Numerical Investigation on the Heat and Mass Transfer Characteristics of Direct Contact Condensation in a Water-Driven Steam Ejector

A three-dimensional numerical model of a water-driven steam ejector was developed using the Euler-Euler two-fluid framework. A direct-contact condensation (DCC) heat and mass transfer model was employed to simulate the complex two-phase flow and energy exchange. The distributions of gas-liquid phases, pressure, and temperature were obtained to evaluate performance. Results indicate that within the investigated operating range (pp = 140–160 kPa), the entrainment ratio (ER) and temperature rise (DT) are highly coupled, with DT varying from 5.33 to 11.49 K. The maximum temperature rise of 11.49 K was achieved at pp = 140 kPa, Tp = 310 K, ps = 100 kPa, and pb = 92 kPa.
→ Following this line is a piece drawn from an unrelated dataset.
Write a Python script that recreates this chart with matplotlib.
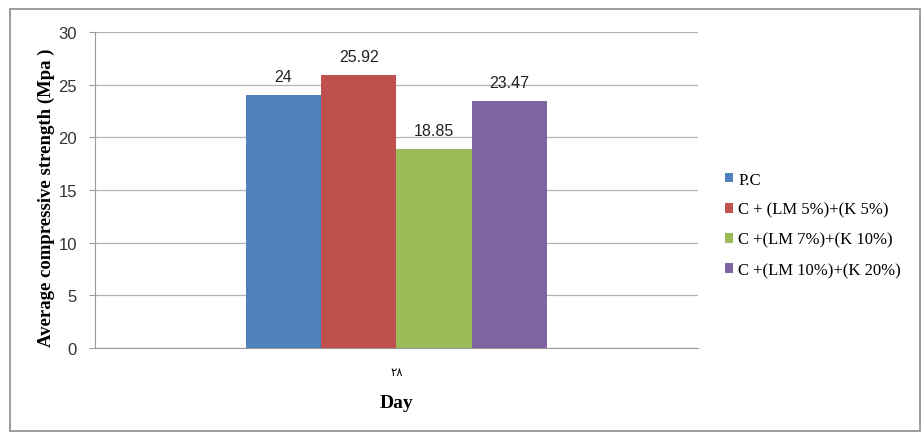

It was found that a distinct pressure jump occurs at the throat, where the entrained steam is completely condensed, followed by rapid pressure recovery in the diffuser. The steam plume length and condensation zone are strongly governed by back pressure (pb); Increasing pb from 92 to 114 kPa leads to a continuous reduction in ER and shifts the peak condensation zone upstream. Furthermore, the study reveals that elevated back pressure suppresses steam entrainment and shortens the condensation length, eventually leading to flow reversal when a critical pb is exceeded. This work provides detailed physical insight into DCC mechanisms and offers quantitative references for the design of ejector-assisted components in advanced energy systems.